Scholarships vary between schools, states, provinces and countries. Read more about athletic scholarships in Canada and the United States.


The life of a student-athlete can be a very busy one. Getting an understanding of what your schedule may look like can help you determine how busy you may be and how you may be able to balance academics, athletes and a social life.

  • What does a typical week of training look like?
  • During the season, what does a typical travel/competition schedule look like?
  • What are off-season expectations?

Student-athlete life

It is good to get a sense of the school’s culture and social life, which will help you assess what your college experience could look like outside of the classroom and outside of the track or field.

  • What do athletes tend to get up to on their off days?
  • Is there a camaraderie between varsity athletes?
  • Are there many extracurricular activities that can fit into the busy schedule of a student-athlete?
  • What are the housing options like?

Student-athlete life can vary depending on the college/university to choose to go to. A major factor in this component is school size. Read more about big vs small universities.


There is a timeline when it comes to recruiting and filing up rosters. Having an understanding of a coach's plans will help give you a timeline when making a decision.

  • What is your recruiting timeline?
  • What are the steps taken in the recruiting process with your program?
  • How should I handle the admissions process?
  • Is the SAT or ACT preferred?

Wondering if you need to take the SAT or ACT exam?
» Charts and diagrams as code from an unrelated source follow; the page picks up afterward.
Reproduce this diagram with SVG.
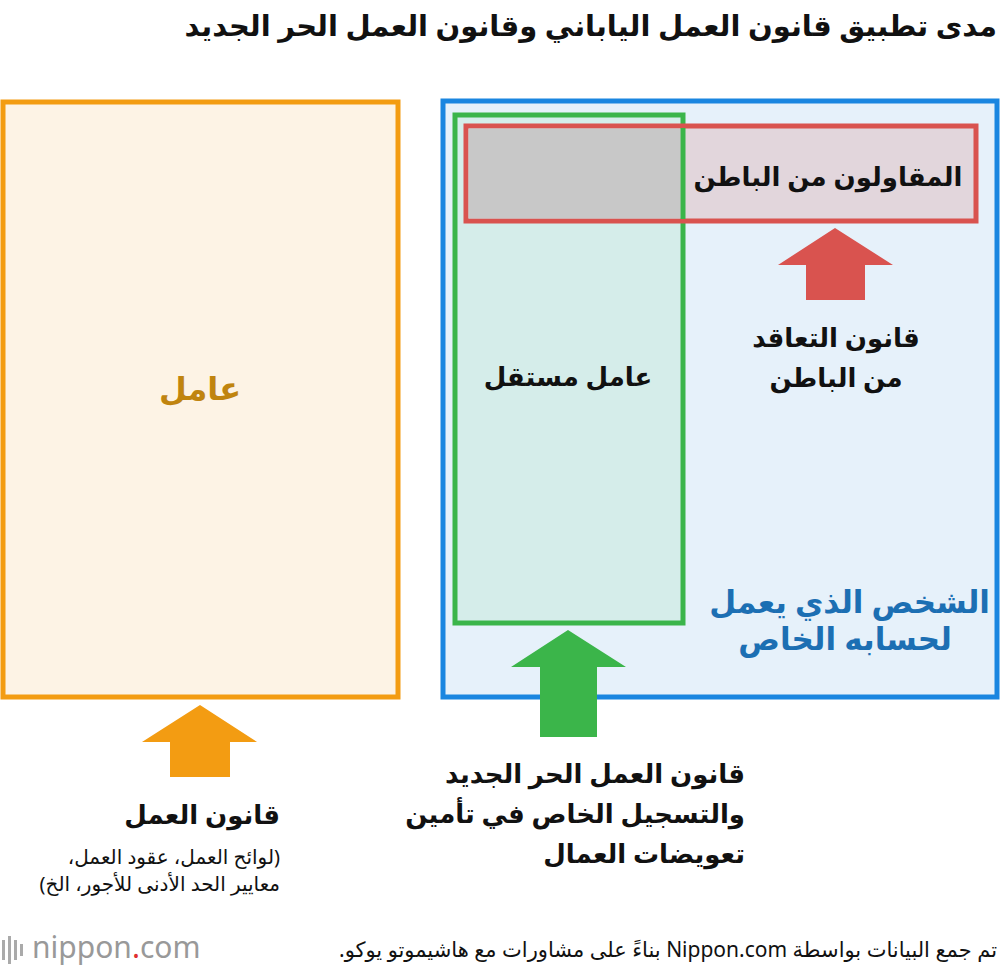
<svg xmlns="http://www.w3.org/2000/svg" width="1000" height="970" viewBox="0 0 1000 970">
<style>
text{font-family:"Noto Sans","DejaVu Sans",sans-serif;}
.b{font-weight:bold;font-size:26px;fill:#111;}
.s{font-size:20px;fill:#111;}
.r{direction:rtl;text-anchor:start;}
</style>
<rect width="1000" height="970" fill="#fff"/>
<text class="b r" x="997" y="36" direction="rtl" style="font-size:29px">مدى تطبيق قانون العمل الياباني وقانون العمل الحر الجديد</text>
<g id="worker"><rect x="3" y="102" width="395" height="595" fill="#FDF3E5" stroke="#F39C12" stroke-width="5"/>
<text x="200" y="400" text-anchor="middle" font-weight="bold" font-size="32" fill="#C0840F">عامل</text></g>
<g id="self-employed"><rect x="443" y="101" width="554" height="596" fill="#E6F1FA" stroke="#1A86E0" stroke-width="5"/>
<text class="r" x="990" y="613" direction="rtl" font-weight="bold" font-size="31" fill="#1C6FB3">الشخص الذي يعمل</text>
<text x="845" y="650" text-anchor="middle" font-weight="bold" font-size="31" fill="#1C6FB3">لحسابه الخاص</text></g>
<g id="freelancer"><rect x="455" y="115" width="228" height="508" fill="#D5EDEA" stroke="#3BB54A" stroke-width="5"/>
<text class="b" x="568" y="386" text-anchor="middle">عامل مستقل</text></g>
<g id="subcontractor"><rect x="466" y="126" width="510" height="95" fill="#E2D6DC" stroke="#D9534F" stroke-width="5"/>
<rect x="468.5" y="128.5" width="212" height="90" fill="#C8C8C8"/>
<line x1="683" y1="128" x2="683" y2="219" stroke="#3BB54A" stroke-width="5"/>
<text class="b" x="828" y="186" text-anchor="middle">المقاولون من الباطن</text></g>
<g id="connectors">
<polygon points="835,228 893,265 865,265 865,300 806,300 806,265 778,265" fill="#D9534F"/>
<polygon points="568,630 626,667 597,667 597,737 540,737 540,667 511,667" fill="#3BB54A"/>
<polygon points="200,705 257,742 230,742 230,777 170,777 170,742 142,742" fill="#F39C12"/>
</g>
<g id="labels">
<text class="b" x="836" y="347" text-anchor="middle">قانون التعاقد</text>
<text class="b" x="836" y="387" text-anchor="middle">من الباطن</text>
<text class="b r" x="745" y="783" direction="rtl">قانون العمل الحر الجديد</text>
<text class="b r" x="745" y="823" direction="rtl">والتسجيل الخاص في تأمين</text>
<text class="b r" x="745" y="863" direction="rtl">تعويضات العمال</text>
<text class="b r" x="280" y="824" direction="rtl">قانون العمل</text>
<text class="s r" x="280" y="864" direction="rtl">(لوائح العمل، عقود العمل،</text>
<text class="s r" x="280" y="891" direction="rtl">معايير الحد الأدنى للأجور، الخ)</text>
</g>
<g id="footer">
<g fill="#aaa"><rect x="2" y="940" width="3" height="20"/><rect x="8" y="936" width="3" height="28"/><rect x="14" y="940" width="3" height="20"/><rect x="20" y="944" width="3" height="12"/></g>
<text x="32" y="958" font-size="30" fill="#999" font-family="Roboto,sans-serif">nippon<tspan fill="#E03030">.</tspan>com</text>
<text class="s r" x="997" y="957" direction="rtl" style="font-size:21px">تم جمع البيانات بواسطة Nippon.com بناءً على مشاورات مع هاشيموتو يوكو.</text>
</g>
</svg>
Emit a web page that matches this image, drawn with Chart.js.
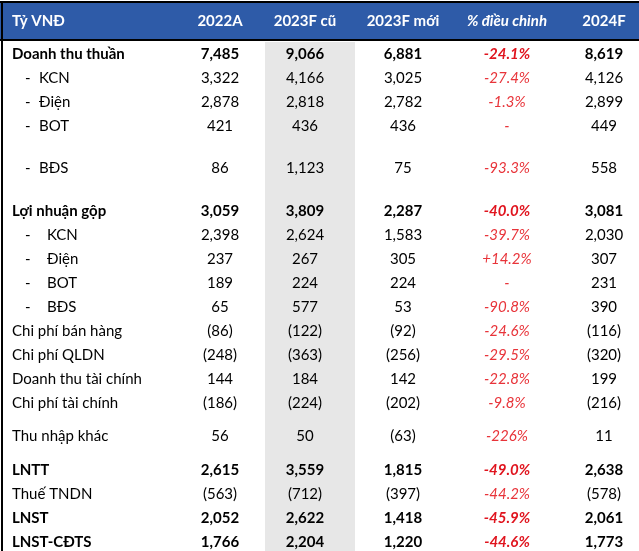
<!DOCTYPE html>
<html>
<head>
<meta charset="utf-8">
<script src="https://cdn.jsdelivr.net/npm/chart.js@4/dist/chart.umd.min.js"></script>
<style>
  html, body { margin: 0; padding: 0; background: #fff; }
  canvas { display: block; }
</style>
</head>
<body>
<canvas id="tbl" width="639" height="551"></canvas>
<script>
// dữ liệu bảng
const columns = ['Tỷ VNĐ', '2022A', '2023F cũ', '2023F mới', '% điều chỉnh', '2024F'];
const rowLabels = ['Doanh thu thuần', 'KCN', 'Điện', 'BOT', 'BĐS',
  'Lợi nhuận gộp', 'KCN', 'Điện', 'BOT', 'BĐS',
  'Chi phí bán hàng', 'Chi phí QLDN', 'Doanh thu tài chính', 'Chi phí tài chính',
  'Thu nhập khác', 'LNTT', 'Thuế TNDN', 'LNST', 'LNST-CĐTS'];
const v2022A   = [7485, 3322, 2878, 421, 86, 3059, 2398, 237, 189, 65, -86, -248, 144, -186, 56, 2615, -563, 2052, 1766];
const v2023Old = [9066, 4166, 2818, 436, 1123, 3809, 2624, 267, 224, 577, -122, -363, 184, -224, 50, 3559, -712, 2622, 2204];
const v2023New = [6881, 3025, 2782, 436, 75, 2287, 1583, 305, 224, 53, -92, -256, 142, -202, -63, 1815, -397, 1418, 1220];
const pctAdj   = [-24.1, -27.4, -1.3, null, -93.3, -40.0, -39.7, 14.2, null, -90.8, -24.6, -29.5, -22.8, -9.8, -226, -49.0, -44.2, -45.9, -44.6];
const v2024F   = [8619, 4126, 2899, 449, 558, 3081, 2030, 307, 231, 390, -116, -320, 199, -216, 11, 2638, -578, 2061, 1773];

// kiểu dòng (in đậm / thụt lề)
const boldRows = [0, 5, 15, 17, 18];
const rowIndent = [0, 1, 1, 1, 1, 0, 2, 2, 2, 2, 0, 0, 0, 0, 0, 0, 0, 0, 0];

// bố cục
const W = 639, H = 551;
const colX = [12, 220, 305, 403, 507, 604];
const rowH = [24, 24, 24, 24, 61, 24, 24, 24, 24, 24, 24, 24, 24, 24, 43, 24, 24, 24, 24];
const headerTop = 3, headerBottom = 40, bodyTop = 42;
const greyCol = [265, 355];
const FONT = 'Lato, "Open Sans", sans-serif';
const FS = 15;

const rowY = [];
let acc = bodyTop;
rowH.forEach(h => { rowY.push(acc + h / 2); acc += h; });

const fmtNum = v => {
  const s = Math.abs(v).toLocaleString('en-US');
  return v < 0 ? '(' + s + ')' : s;
};
const fmtPct = v => {
  if (v === null) return '-';
  const s = Math.abs(v) >= 100 ? v.toFixed(0) : v.toFixed(1);
  return (v > 0 ? '+' : '') + s + '%';
};

const series = [rowLabels, v2022A, v2023Old, v2023New, pctAdj, v2024F];
const datasets = series.map((arr, c) => ({
  label: columns[c],
  data: arr.map((_, r) => ({ x: colX[c], y: rowY[r] })),
  pointRadius: 0,
  pointHoverRadius: 0
}));

const tablePlugin = {
  id: 'tablePlugin',
  beforeDatasetsDraw(chart) {
    const { ctx, scales: { x, y } } = chart;
    ctx.save();
    // cột xám
    ctx.fillStyle = '#e7e7e7';
    ctx.fillRect(x.getPixelForValue(greyCol[0]), y.getPixelForValue(bodyTop),
      x.getPixelForValue(greyCol[1]) - x.getPixelForValue(greyCol[0]), y.getPixelForValue(H) - y.getPixelForValue(bodyTop));
    // tiêu đề
    ctx.fillStyle = '#2e5ba8';
    ctx.fillRect(0, y.getPixelForValue(headerTop), W, y.getPixelForValue(headerBottom) - y.getPixelForValue(headerTop));
    ctx.fillStyle = '#000';
    ctx.fillRect(0, 1, W, 2);
    ctx.fillRect(0, y.getPixelForValue(headerBottom - 1), W, 2);
    ctx.fillRect(1, 1, 2, H);
    const hy = y.getPixelForValue((headerTop + headerBottom) / 2);
    ctx.textBaseline = 'middle';
    ctx.fillStyle = '#fff';
    columns.forEach((t, c) => {
      ctx.font = (c === 4 ? 'italic ' : '') + 'bold ' + FS + 'px ' + FONT;
      ctx.textAlign = c === 0 ? 'left' : 'center';
      ctx.fillText(t, x.getPixelForValue(colX[c]), hy);
    });
    ctx.restore();
  },
  afterDatasetsDraw(chart) {
    const { ctx } = chart;
    ctx.save();
    ctx.textBaseline = 'middle';
    chart.data.datasets.forEach((ds, c) => {
      const meta = chart.getDatasetMeta(c);
      meta.data.forEach((el, r) => {
        const bold = boldRows.includes(r);
        const v = series[c][r];
        if (c === 0) {
          ctx.font = (bold ? 'bold ' : '') + FS + 'px ' + FONT;
          ctx.fillStyle = '#000';
          ctx.textAlign = 'left';
          if (rowIndent[r] > 0) {
            ctx.fillText('-', el.x + 13, el.y);
            ctx.fillText(v, el.x + (rowIndent[r] === 1 ? 27 : 35), el.y);
          } else {
            ctx.fillText(v, el.x, el.y);
          }
        } else if (c === 4) {
          ctx.font = 'italic ' + (bold ? 'bold ' : '') + FS + 'px ' + FONT;
          ctx.fillStyle = bold ? '#e0141e' : '#e8343a';
          ctx.textAlign = 'center';
          ctx.fillText(fmtPct(v), el.x, el.y);
        } else {
          ctx.font = (bold ? 'bold ' : '') + FS + 'px ' + FONT;
          ctx.fillStyle = '#000';
          ctx.textAlign = 'center';
          ctx.fillText(fmtNum(v), el.x, el.y);
        }
      });
    });
    ctx.restore();
  }
};

new Chart(document.getElementById('tbl'), {
  type: 'scatter',
  data: { datasets },
  options: {
    responsive: false,
    animation: false,
    devicePixelRatio: 1,
    layout: { padding: 0 },
    events: [],
    plugins: { legend: { display: false }, tooltip: { enabled: false } },
    scales: {
      x: { type: 'linear', min: 0, max: W, display: false },
      y: { type: 'linear', min: 0, max: H, reverse: true, display: false }
    }
  },
  plugins: [tablePlugin]
});
</script>
</body>
</html>
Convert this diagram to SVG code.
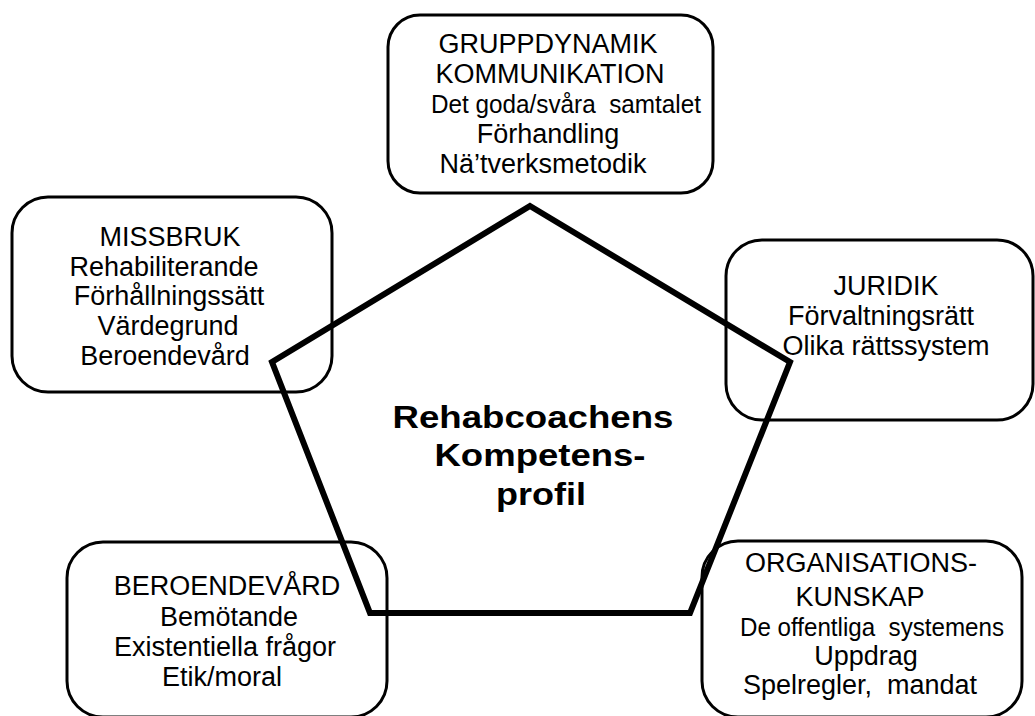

Read more about standardized tests.

As you can see there are a lot of questions that can be asked in order to help you make the most informed decision possible. Keep in mind that all these questions don’t need to be asked in one sitting. Take the time to build a relationship with a coach through writing emails, taking a few phone calls, even meeting them face-to-face during a campus visit. A coach wants to know what makes you stand out from the rest, so they use these conversations to get a better sense of you, your communication skills, your maturity, your drive, and your goals.